The explosion occurred less than two kilometers (less than a mile) from the site of a suicide truck bombing that killed former Rafik Hariri and 22 others in February 2005.
Hariri's killing sparked huge protests against Syria, which was widely seen as culpable. Syria denied involvement but was forced to withdraw its troops from Lebanon, ending a 29-year presence.
Earlier this month, the U.N. Security Council ordered the creation of a tribunal to prosecute those responsible for Hariri's assassination despite the opposition from Syrian-backed groups in Lebanon. The tribunal, which went into effect three days ago, is expected to take a year to put in place.

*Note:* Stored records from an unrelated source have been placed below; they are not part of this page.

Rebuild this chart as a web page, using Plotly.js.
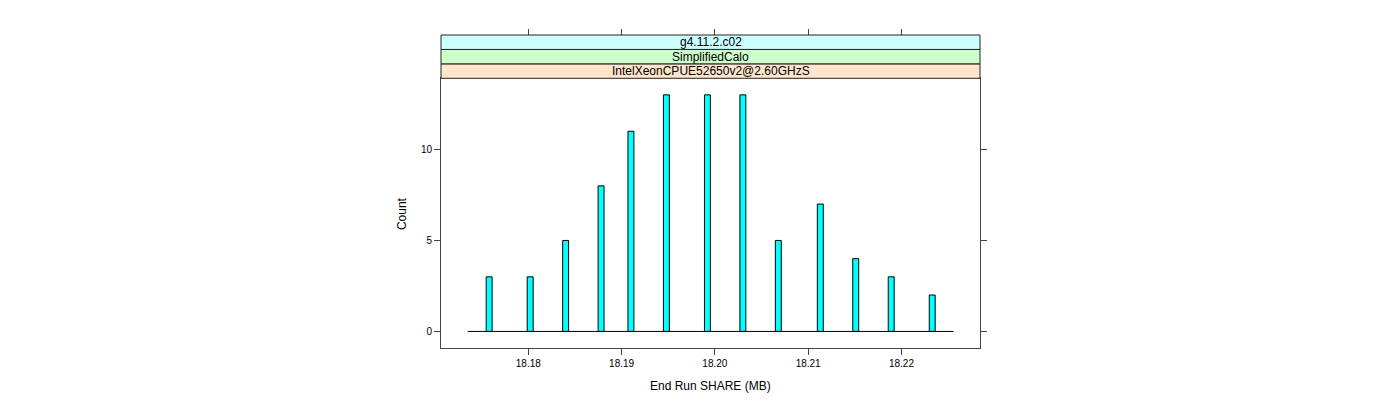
<!DOCTYPE html>
<html>
<head>
<meta charset="utf-8">
<script src="https://cdn.plot.ly/plotly-3.0.1.min.js"></script>
<style>
  html, body { margin: 0; padding: 0; background: #ffffff; }
  #chart { width: 1400px; height: 400px; }
</style>
</head>
<body>
<div id="chart"></div>
<script>
// ---- data ----
const shareMB = [18.1758, 18.1802, 18.1840, 18.1878, 18.1910, 18.1948, 18.1992,
                 18.2030, 18.2068, 18.2113, 18.2151, 18.2189, 18.2233];
const counts = [3, 3, 5, 8, 11, 13, 13, 13, 5, 7, 4, 3, 2];
const baselineX = [18.1735, 18.2256];
const baselineY = [0, 0];
const xTicks = [18.18, 18.19, 18.20, 18.21, 18.22];
const xTickLabels = ['18.18', '18.19', '18.20', '18.21', '18.22'];
const yTicks = [0, 5, 10];
const yTickLabels = ['0', '5', '10'];
const stripLabels = ['IntelXeonCPUE52650v2@2.60GHzS', 'SimplifiedCalo', 'g4.11.2.c02'];
const stripColors = ['#FFE5CC', '#CCFFCC', '#CCFFFF'];
const xTitle = 'End Run SHARE (MB)';
const yTitle = 'Count';

// ---- layout geometry ----
const xRange = [18.17064, 18.22842];
const yRange = [-0.91, 13.91];
const panelTop = 0.8617;           // top of the data panel in paper coords
const stripH = (1 - panelTop) / 3;
const FONT = 'Liberation Sans, Arial, Helvetica, sans-serif';
const border = '#444444';

const traces = [
  {
    type: 'scatter', mode: 'lines',
    x: baselineX, y: baselineY,
    line: {color: '#000000', width: 1},
    hoverinfo: 'skip', showlegend: false
  },
  {
    type: 'bar',
    x: shareMB, y: counts,
    width: 0.000636,
    marker: {color: '#00FFFF', line: {color: '#000000', width: 1}},
    showlegend: false
  },
  {
    // empty trace so that the mirrored tick axes (top / right) are drawn
    type: 'scatter', mode: 'markers',
    x: [null], y: [null],
    xaxis: 'x2', yaxis: 'y2',
    hoverinfo: 'skip', showlegend: false
  }
];

const shapes = [];
const annotations = [];
for (let i = 0; i < stripLabels.length; i++) {
  const y0 = panelTop + i * stripH;
  shapes.push({
    type: 'rect', xref: 'paper', yref: 'paper',
    x0: 0, x1: 1, y0: y0, y1: y0 + stripH,
    fillcolor: stripColors[i],
    line: {color: '#222222', width: 1},
    layer: 'above'
  });
  annotations.push({
    xref: 'paper', yref: 'paper',
    x: 0.5, y: y0 + stripH / 2,
    xanchor: 'center', yanchor: 'middle',
    text: stripLabels[i], showarrow: false,
    font: {family: FONT, size: 12, color: '#000000'}
  });
}
annotations.push({
  xref: 'paper', yref: 'y domain',
  x: -0.0724, y: 0.5, xanchor: 'center', yanchor: 'middle',
  textangle: -90, text: yTitle, showarrow: false,
  font: {family: FONT, size: 12, color: '#000000'}
});
annotations.push({
  xref: 'paper', yref: 'y domain',
  x: 0.5, y: 0, yshift: -37.5, xanchor: 'center', yanchor: 'middle',
  text: xTitle, showarrow: false,
  font: {family: FONT, size: 12, color: '#000000'}
});

const layout = {
  width: 1400, height: 400,
  margin: {l: 441, r: 420, t: 35, b: 52, pad: 0},
  paper_bgcolor: '#ffffff', plot_bgcolor: '#ffffff',
  font: {family: FONT, size: 10, color: '#000000'},
  bargap: 0,
  xaxis: {
    range: xRange, domain: [0, 1], anchor: 'y',
    tickvals: xTicks, ticktext: xTickLabels,
    ticks: 'outside', ticklen: 6, tickwidth: 1, tickcolor: border,
    showline: true, mirror: true, linecolor: border, linewidth: 1,
    showgrid: false, zeroline: false,
    tickfont: {family: FONT, size: 10, color: '#000000'}
  },
  xaxis2: {
    range: xRange, overlaying: 'x', anchor: 'free', position: 1, side: 'top',
    tickvals: xTicks, showticklabels: false,
    ticks: 'outside', ticklen: 6, tickwidth: 1, tickcolor: border,
    showline: false, showgrid: false, zeroline: false
  },
  yaxis: {
    range: yRange, domain: [0, panelTop], anchor: 'x',
    tickvals: yTicks, ticktext: yTickLabels,
    ticks: 'outside', ticklen: 6, tickwidth: 1, tickcolor: border,
    showline: true, mirror: true, linecolor: border, linewidth: 1,
    showgrid: false, zeroline: false,
    tickfont: {family: FONT, size: 10, color: '#000000'}
  },
  yaxis2: {
    range: yRange, domain: [0, panelTop], overlaying: 'y', side: 'right', anchor: 'x',
    tickvals: yTicks, showticklabels: false,
    ticks: 'outside', ticklen: 6, tickwidth: 1, tickcolor: border,
    showline: false, showgrid: false, zeroline: false
  },
  shapes: shapes,
  annotations: annotations,
  showlegend: false
};

Plotly.newPlot('chart', traces, layout, {displayModeBar: false, staticPlot: true});
</script>
</body>
</html>
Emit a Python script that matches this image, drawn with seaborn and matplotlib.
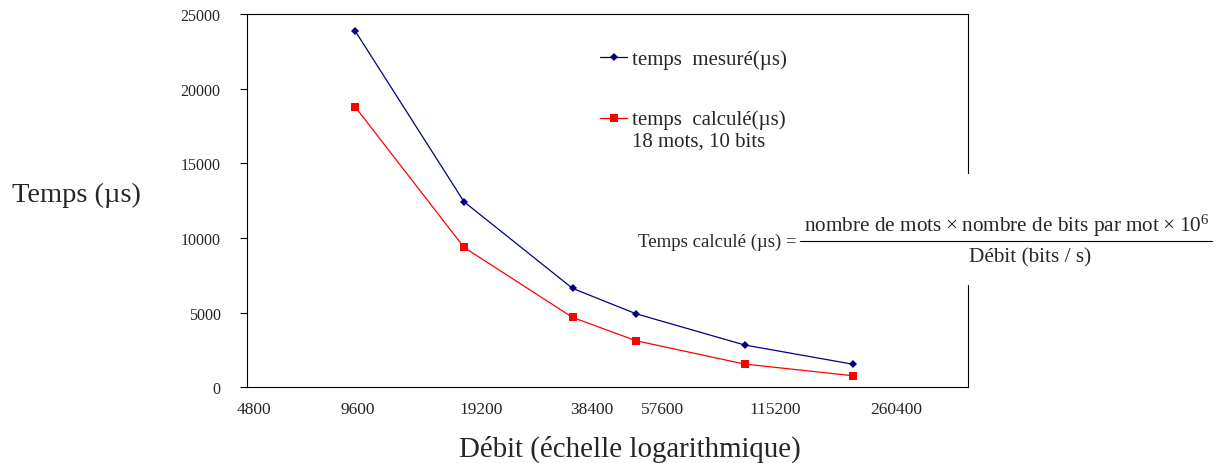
import matplotlib
matplotlib.use('Agg')
import numpy as np
import pandas as pd
import matplotlib.pyplot as plt
import seaborn as sns
from matplotlib.legend_handler import HandlerLine2D
from matplotlib.patches import Rectangle
from matplotlib.lines import Line2D

# données
debit = [9600, 19200, 38400, 57600, 115200, 230400]
temps_mesure = [23830, 12430, 6630, 4930, 2840, 1550]
temps_calcule = [18750, 9375, 4687.5, 3125, 1562.5, 781.25]

label_mesure = 'temps  mesuré(µs)'
label_calcule = 'temps  calculé(µs)\n18 mots, 10 bits'

x_labels = ['4800', '9600', '19200', '38400', '57600', '115200', '260400']
x_label_pos = [5020, 9755, 21400, 43500, 68000, 140000, 303400]
x_major = [4800, 9600, 19200, 38400, 57600, 115200, 230400, 460800]
x_minor = [14400, 24000, 28800, 33600, 43200, 48000, 96000, 144000, 192000,
           240000, 288000, 336000, 384000, 432000]
y_ticks = [0, 5000, 10000, 15000, 20000, 25000]

df = pd.DataFrame({
    'debit': debit * 2,
    'temps': temps_mesure + temps_calcule,
    'serie': [label_mesure] * len(debit) + [label_calcule] * len(debit),
})


class HandlerDecale(HandlerLine2D):
    # marqueur aligné sur la première ligne du libellé
    def create_artists(self, legend, orig_handle, xdescent, ydescent, width, height, fontsize, trans):
        artists = super().create_artists(legend, orig_handle, xdescent, ydescent,
                                         width, height, fontsize, trans)
        for a in artists:
            a.set_ydata(np.asarray(a.get_ydata()) + 8.5)
        return artists


sns.set_style('white')
plt.rcParams['font.family'] = ['Liberation Serif', 'DejaVu Serif']
plt.rcParams['mathtext.fontset'] = 'custom'
plt.rcParams['mathtext.rm'] = 'Liberation Serif'
plt.rcParams['mathtext.it'] = 'Liberation Serif:italic'

fig = plt.figure(figsize=(12.19, 4.64), dpi=100)
ax = fig.add_axes([0.2026, 0.1629, 0.5915, 0.8048])

sns.lineplot(data=df, x='debit', y='temps', hue='serie', style='serie',
             palette=['#000080', '#FF0000'], markers=['D', 's'], dashes=False,
             linewidth=0.9, markeredgewidth=0, ax=ax)
ax.lines[0].set_markersize(4.5)
ax.lines[1].set_markersize(5.2)

ax.set_xscale('log')
ax.set_xlim(4800, 480000)
ax.set_ylim(0, 25000)

ax.set_xticks(x_major)
ax.set_xticklabels([''] * len(x_major))
ax.set_xticks(x_minor, minor=True)
ax.set_xticklabels([''] * len(x_minor), minor=True)
ax.tick_params(axis='x', which='major', direction='inout', length=7, width=0.8, color='black')
ax.tick_params(axis='x', which='minor', direction='inout', length=4, width=0.8, color='black')

ax.set_yticks(y_ticks)
ax.set_yticklabels([str(v) for v in y_ticks])
ax.tick_params(axis='y', which='major', direction='out', length=5, width=0.8,
               color='black', labelsize=11.5, pad=14, left=True)

sec = ax.secondary_xaxis('bottom')
sec.set_xticks(x_label_pos)
sec.set_xticklabels(x_labels)
sec.xaxis.set_minor_locator(matplotlib.ticker.NullLocator())
sec.tick_params(length=0, labelsize=12.5, pad=10)
sec.spines['bottom'].set_visible(False)

for s in ax.spines.values():
    s.set_visible(True)
    s.set_color('black')
    s.set_linewidth(0.8)

ax.set_xlabel('Débit (échelle logarithmique)', fontsize=20.8, va='center')
ax.xaxis.set_label_coords(0.531, -0.162)
ax.set_ylabel('Temps (µs)', fontsize=20.5, rotation=0, ha='center', va='center')
ax.yaxis.set_label_coords(-0.237, 0.518)

handles, labels = ax.get_legend_handles_labels()
handles[0].set_markersize(4.5)
handles[1].set_markersize(5.2)
for h in handles:
    h.set_markeredgewidth(0)
ax.legend(handles, labels, loc='upper left', bbox_to_anchor=(0.4896, 0.906),
          frameon=False, fontsize=15, handlelength=1.3, handletextpad=0.25,
          labelspacing=1.95, borderpad=0, borderaxespad=0,
          handler_map={handles[1]: HandlerDecale()})

# formule du temps calculé, sur fond blanc qui masque le bord droit
fig.add_artist(Rectangle((0.515, 0.3836), 0.485, 0.2392, transform=fig.transFigure,
                         facecolor='white', edgecolor='none', zorder=2.5))
fig.text(0.6538, 0.4784, 'Temps calculé (µs) =', fontsize=13.5, ha='right', va='center')
fig.text(0.8261, 0.5129, 'nombre de mots\u2009×\u2009nombre de bits par mot\u2009×\u200910$^{6}$',
         fontsize=15.3, ha='center', va='center')
fig.add_artist(Line2D([0.6563, 0.9943], [0.4784, 0.4784], transform=fig.transFigure,
                      color='black', linewidth=0.8, zorder=3))
fig.text(0.845, 0.4440, 'Débit (bits / s)', fontsize=15.3, ha='center', va='center')

fig.savefig('out.png', dpi=100)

The issue of the tribunal has sharply polarized the country. It is at the core of a deep political crisis between the U.S.-backed government led by Prime Minister Fuad Saniora and the Syrian-backed opposition led by Hezbollah. The tensions have taken a more sectarian tone in recent months, with 11 people killed in clashes.
Eido, a judge, was among the 70 legislators from the pro-Western majority that petitioned the United Nations along with the government to impose the international tribunal to try suspects in the Hariri assassination.

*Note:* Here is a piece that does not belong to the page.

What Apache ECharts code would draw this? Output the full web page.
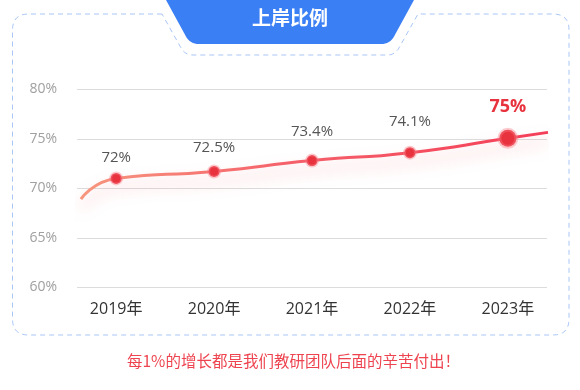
<!DOCTYPE html>
<html>
<head>
<meta charset="utf-8">
<script src="https://cdn.jsdelivr.net/npm/echarts@6/dist/echarts.min.js"></script>
<style>
html,body{margin:0;padding:0;background:#fff;}
#c{width:580px;height:390px;}
</style>
</head>
<body>
<div id="c"></div>
<script>
// ---- data ----
const title = '上岸比例';
const footer = '每1%的增长都是我们教研团队后面的辛苦付出！';
const categories = ['2019年', '2020年', '2021年', '2022年', '2023年'];
const labelValues = [72, 72.5, 73.4, 74.1, 75];          // printed labels
const plotValues = [71.0, 71.7, 72.8, 73.6, 75.05];        // drawn line heights
const leadIn = [-0.36, 68.9];   // line start before first year
const leadOut = [4.41, 75.65];  // line end after last year
const yMin = 60, yMax = 80, yStep = 5;

// ---- style config (not data) ----
const labelLift = [21, 24, 28.5, 31, 31];
const FONT = "'Open Sans','Noto Sans CJK SC',sans-serif";

// rounded-corner outline helper for decorative frame shapes
function rounded(pts, radii, closed) {
  const out = [];
  const n = pts.length;
  for (let i = 0; i < n; i++) {
    const r = radii[i];
    const p = pts[i];
    if (!r || (!closed && (i === 0 || i === n - 1))) { out.push(p); continue; }
    const a = pts[(i - 1 + n) % n], b = pts[(i + 1) % n];
    const da = Math.hypot(a[0] - p[0], a[1] - p[1]), db = Math.hypot(b[0] - p[0], b[1] - p[1]);
    const s = [p[0] + (a[0] - p[0]) * r / da, p[1] + (a[1] - p[1]) * r / da];
    const e = [p[0] + (b[0] - p[0]) * r / db, p[1] + (b[1] - p[1]) * r / db];
    for (let k = 0; k <= 8; k++) {
      const t = k / 8, u = 1 - t;
      out.push([u * u * s[0] + 2 * u * t * p[0] + t * t * e[0], u * u * s[1] + 2 * u * t * p[1] + t * t * e[1]]);
    }
  }
  if (closed) out.push(out[0]);
  return out;
}

const framePts = rounded(
  [[162, 14], [12.5, 14], [12.5, 335], [569, 335], [569, 14], [418, 14], [395, 55], [185, 55]],
  [0, 16, 16, 16, 16, 0, 8, 8], true);
const tabPts = rounded(
  [[166, 0], [414, 0], [390, 44], [190, 44]],
  [0, 0, 9, 9], true);

const chart = echarts.init(document.getElementById('c'), null, {renderer: 'canvas'});

const last = categories.length - 1;
const seriesData = [
  {value: leadIn, symbol: 'none', label: {show: false}}
].concat(categories.map((c, i) => {
  const big = i === last;
  return {
    value: [i, plotValues[i]],
    symbolSize: big ? 17 : 11,
    itemStyle: {color: '#e8333f', borderColor: 'rgba(248,125,135,0.4)', borderWidth: big ? 4 : 3},
    label: {
      show: true,
      position: 'inside',
      offset: [0, -labelLift[i]],
      formatter: labelValues[i] + '%',
      fontFamily: FONT,
      fontSize: big ? 18 : 15,
      fontWeight: big ? 'bold' : 'normal',
      color: big ? '#e8333f' : '#555'
    }
  };
})).concat([{value: leadOut, symbol: 'none', label: {show: false}}]);

chart.setOption({
  animation: false,
  grid: {left: 77, right: 33, top: 89.3, bottom: 102.7},
  xAxis: {
    type: 'value', min: -0.4, max: 4.4,
    axisLine: {show: false}, axisTick: {show: false}, splitLine: {show: false},
    axisLabel: {
      customValues: categories.map((c, i) => i),
      formatter: v => categories[Math.round(v)] || '',
      fontFamily: FONT, fontSize: 16, color: '#333', margin: 14
    }
  },
  yAxis: {
    type: 'value', min: yMin, max: yMax, interval: yStep,
    axisLine: {show: false}, axisTick: {show: false},
    splitLine: {lineStyle: {color: '#dcdcdc', width: 1}},
    axisLabel: {formatter: '{value}%', fontFamily: FONT, fontSize: 14, color: '#a0a0a0', margin: 20}
  },
  graphic: [
    {type: 'polyline', shape: {points: framePts}, style: {fill: null, stroke: '#a9c6f7', lineWidth: 1, lineDash: [5, 4]}, silent: true},
    {type: 'polygon', shape: {points: tabPts}, style: {fill: '#3b7ff5'}, silent: true},
    {type: 'text', left: 'center', top: 8, style: {text: title, fill: '#fff', font: "bold 19px 'Noto Sans CJK SC',sans-serif"}, silent: true},
    {type: 'text', left: 127, top: 353, style: {text: footer, fill: '#ee4450', font: "15.5px 'Noto Sans CJK SC',sans-serif"}, silent: true}
  ],
  series: [{
    type: 'line',
    smooth: 0.6,
    data: seriesData,
    symbol: 'circle',
    lineStyle: {
      width: 3,
      color: new echarts.graphic.LinearGradient(0, 0, 1, 0, [
        {offset: 0, color: '#f7977f'},
        {offset: 0.45, color: '#f5606a'},
        {offset: 1, color: '#f43e58'}
      ]),
      shadowColor: 'rgba(240,70,80,0.35)',
      shadowBlur: 16,
      shadowOffsetY: 9
    },
    emphasis: {disabled: true},
    z: 3
  }]
});
</script>
</body>
</html>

The explosion occurred as efforts were being made to ease the political tensions and bring the feuding parties together in a national unity Cabinet. A French envoy was in Beirut earlier this week to invite rival factions to a meeting in France later this month.
In Washington, a spokesman for U.S. President George W. Bush's National Security Council said the U.S. "deplores this latest attack in Beirut" that killed Eido and his son.
"We stand with the people of Lebanon and Prime Minister Saniora's government as they battle extremists who are trying to derail Lebanon's march to peace, prosperity and a lasting democracy," Gordon Johndroe said.
Six other explosions have hit Beirut and its suburbs over the past three weeks, killing at least two people. Lebanese troops also are battling Islamic militants in a Palestinian refugee camp in the northern part of the country.
Hariri's Future bloc, dominated by moderate Sunnis, has come out strongly in support of the Lebanese army in their fight against Fatah Islam.
Eido, who was known to frequent Manara in the afternoon to play cards with friends, also was one of the vocal opponents of Hezbollah-led protests and sit-ins in downtown Beirut outside Saniora's office that have been going on since Dec. 1 in a campaign to force the prime minister to step down. He has called the encampment in downtown Beirut by the opposition as "occupation."
The explosion occurred despite stringent security measures in Beirut and other areas. Cars have been prevented from parking in many areas, and random army and police checkpoints were set up to search vehicles and motorists. Some major politicians have closeted themselves in their homes behind heavy security, and shopping malls have brought in equipment to search vehicles electronically.